Hi guys, as much as I wish I could do this myself and not ask for help, I simply can't. About a year ago I decided it was time I got my first car. A 2011 Chevy Cruze. I even buy the extended warranty and pay extra every month in case something happens! Everything was perfect until a couple of weeks ago. It was driving perfectly until my dashboard lit up with warning lights of ABS and Traction Control. Immediately after, it fails to accelerate and starts to make this very loud hissing noise. I get it home and it sits in my driveway for 2 weeks until the dealership can see me. The 19th rolls along and they can finally see me. I get it towed to the dealership and leave it to them, pretty excited I will finally have my car again.
The only thing in my mind is PLEASE fix my car by tomorrow so I can go to my girlfriends graduation award show. That's all. She lives an hour away and I won't have her come all the way here just to drive me to her award show.
Today I get the worst news. The man at the dealership tries to put it lightly to me, but I can tell he doesn't want to come out and say it. He tells me the warranty company won't cover me because I have no service records for oil changes because I did them myself with my handy neighbor. He tells me my eco turbo is shot and I have leaks all over the place. I really don't know a ton about cars, so I'm giving him the whole "mmhmmm, right, okay" just waiting for him to give me a total on how much it will cost. He is sighing before every sentence. He tells me he gave the warranty company a $2000 quote, but for me to get it fixed on my own it would be "WORLDS more".
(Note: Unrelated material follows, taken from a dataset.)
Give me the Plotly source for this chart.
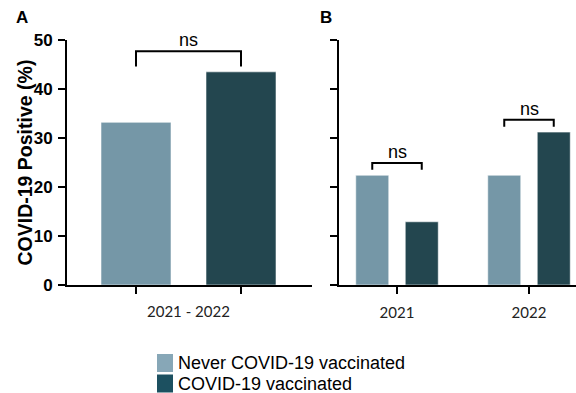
import plotly.graph_objects as go

# Percent COVID-19 positive by vaccination status
period_a = ["2021 - 2022"]
never_a = [33.2]
vacc_a = [43.5]

years_b = ["2021", "2022"]
never_b = [22.4, 22.4]
vacc_b = [12.9, 31.2]

sig_a = ["ns"]
sig_b = ["ns", "ns"]

series_names = ["Never COVID-19 vaccinated", "COVID-19 vaccinated"]
bar_colors = ["#7597A7", "#23464F"]
key_colors = ["#87A7B7", "#1C5060"]
y_title = "COVID-19 Positive (%)"

W, H = 576, 393
ARIAL = "Liberation Sans, Arial, sans-serif"
# plot area geometry (pixels)
y_bottom, y_top = 285, 40
ydom = [1 - y_bottom / H, 1 - y_top / H]

# Panel A: bar centres at -0.5 and +0.5 of the group (105 px per unit)
a_width, a_half = 0.6667, 0.5
# Panel B: bar centres at +/-0.1875 of each year group (132 px per unit)
b_width, b_half = 0.25, 0.1875

fig = go.Figure()
a_groups = list(range(len(period_a)))
b_groups = list(range(len(years_b)))

edge = dict(width=1, color="rgba(255,255,255,0.55)")

for vals, sign, col, name in ((never_a, -1, bar_colors[0], series_names[0]),
                              (vacc_a, 1, bar_colors[1], series_names[1])):
    fig.add_trace(go.Bar(x=a_groups, y=vals, width=a_width,
                         offset=sign * a_half - a_width / 2,
                         marker=dict(color=col, line=edge), name=name,
                         showlegend=False, xaxis="x", yaxis="y"))
for vals, sign, col, name in ((never_b, -1, bar_colors[0], series_names[0]),
                              (vacc_b, 1, bar_colors[1], series_names[1])):
    fig.add_trace(go.Bar(x=b_groups, y=vals, width=b_width,
                         offset=sign * b_half - b_width / 2,
                         marker=dict(color=col, line=edge), name=name,
                         showlegend=False, xaxis="x2", yaxis="y2"))

shapes = []
annotations = []


def bracket(xref, yref, g, half, y1, y2, leg, label):
    base = max(y1, y2) + 1.1
    top = base + leg
    x0, x1 = g - half, g + half
    shapes.append(dict(type="path", xref=xref, yref=yref,
                       path=f"M {x0},{base} L {x0},{top} L {x1},{top} L {x1},{base}",
                       line=dict(color="black", width=2)))
    annotations.append(dict(x=g, y=top, xref=xref, yref=yref, text=label,
                            showarrow=False, yanchor="bottom", yshift=-1,
                            font=dict(size=18, color="black", family=ARIAL)))


for g, n, v, s in zip(a_groups, never_a, vacc_a, sig_a):
    bracket("x", "y", g, a_half, n, v, 3.1, s)
for g, n, v, s in zip(b_groups, never_b, vacc_b, sig_b):
    bracket("x2", "y2", g, b_half, n, v, 1.4, s)

# category label under panel A, centred between its two ticks
for g, lab in zip(a_groups, period_a):
    annotations.append(dict(x=g, y=1 - 311 / H, xref="x", yref="paper", text=lab,
                            showarrow=False, yanchor="middle",
                            font=dict(size=15, color="#222", family="Lato, sans-serif")))

# shared y-axis title, set close to the tick labels
annotations.append(dict(x=24 / W, y=sum(ydom) / 2, xref="paper", yref="paper",
                        text=f"<b>{y_title}</b>", textangle=-90, showarrow=False,
                        xanchor="center", yanchor="middle",
                        font=dict(size=19.5, color="black", family=ARIAL)))

# panel letters
for txt, px in (("A", 22), ("B", 326)):
    annotations.append(dict(x=px / W, y=1 - 17 / H, xref="paper", yref="paper",
                            text=f"<b>{txt}</b>", showarrow=False,
                            xanchor="center", yanchor="middle",
                            font=dict(size=17, color="black", family=ARIAL)))

# colour key below the panels
key_x, key_y, row_h = 157, 354, 20.5
for i, (name, col) in enumerate(zip(series_names, key_colors)):
    top = key_y + i * row_h
    shapes.append(dict(type="rect", xref="paper", yref="paper",
                       x0=key_x / W, x1=(key_x + 16) / W,
                       y0=1 - (top + 18) / H, y1=1 - top / H,
                       fillcolor=col, line=dict(width=0)))
    annotations.append(dict(x=(key_x + 19) / W, y=1 - (top + 9) / H,
                            xref="paper", yref="paper", text=name,
                            showarrow=False, xanchor="left", yanchor="middle",
                            font=dict(size=18, color="black", family=ARIAL)))

axis_common = dict(showline=True, linecolor="black", linewidth=2, showgrid=False,
                   zeroline=False, ticks="outside", ticklen=7, tickwidth=2,
                   tickcolor="black")

a_ticks = [g + d for g in a_groups for d in (-a_half, a_half)]

fig.update_layout(
    width=W, height=H, margin=dict(l=0, r=0, t=0, b=0, autoexpand=False),
    plot_bgcolor="white", paper_bgcolor="white",
    showlegend=False,
    xaxis=dict(domain=[67 / W, 312 / W], range=[-0.5 - 69 / 105, 0.5 + 71 / 105],
               tickvals=a_ticks, ticktext=["" for _ in a_ticks], anchor="y",
               **axis_common),
    yaxis=dict(domain=ydom, range=[0, 50], dtick=10, anchor="x",
               tickfont=dict(size=17, color="black", family=ARIAL, weight="bold"),
               ticklabelstandoff=2,
               **axis_common),
    xaxis2=dict(domain=[339 / W, 1], range=[-58 / 132, 1 + 47 / 132],
                tickvals=b_groups, ticktext=years_b, anchor="y2", ticklabelstandoff=6,
                tickfont=dict(size=15, color="#222", family="Lato, sans-serif"),
                **axis_common),
    yaxis2=dict(domain=ydom, range=[0, 50], dtick=10, anchor="x2",
                showticklabels=False, **axis_common),
    shapes=shapes,
    annotations=annotations,
)

fig.write_html("out.html")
I don't know how much it will be, I'm still paying off my original car payment and owe about $10,000 on that. I work at a grocery store and can't imagine paying off $10,000 for a car that is completely broken. I'm so desperate. I would never ask anyone for money or help and over the past two weeks I hated even asking my coworkers for rides home.
I just can't do it on my own. I know my mom would help me if she could and I know she wishes she could more than anything, but she can't. I have no other parents to ask for help. I feel like I'm begging, but it's all I can do right now. I'm not sure what the minimum amount you can donate on this site, but please, everything counts. If I reach my goal and the repairs are cheaper, I would glady donate the rest to charity or another good cause on this website in a heartbeat.
I know a lot of people could use money right now and I'm cringing thinking of people's reactions to this, I just don't know what else to do. I'm going to sell my KoAloha very soon to try and cover some of it. Between my KoAloha and my savings, I might be able to squeeze out $1000. If anyone on here decided to donate and would like something done in return, I would glady help out with whatever you need done. I'm already looking for a second job to see if I can put a dent in this. Also, if you're low on money yourself, please do not donate. I can't ask someone who is having financial trouble to help me. Thank you so much if you took the time to read this.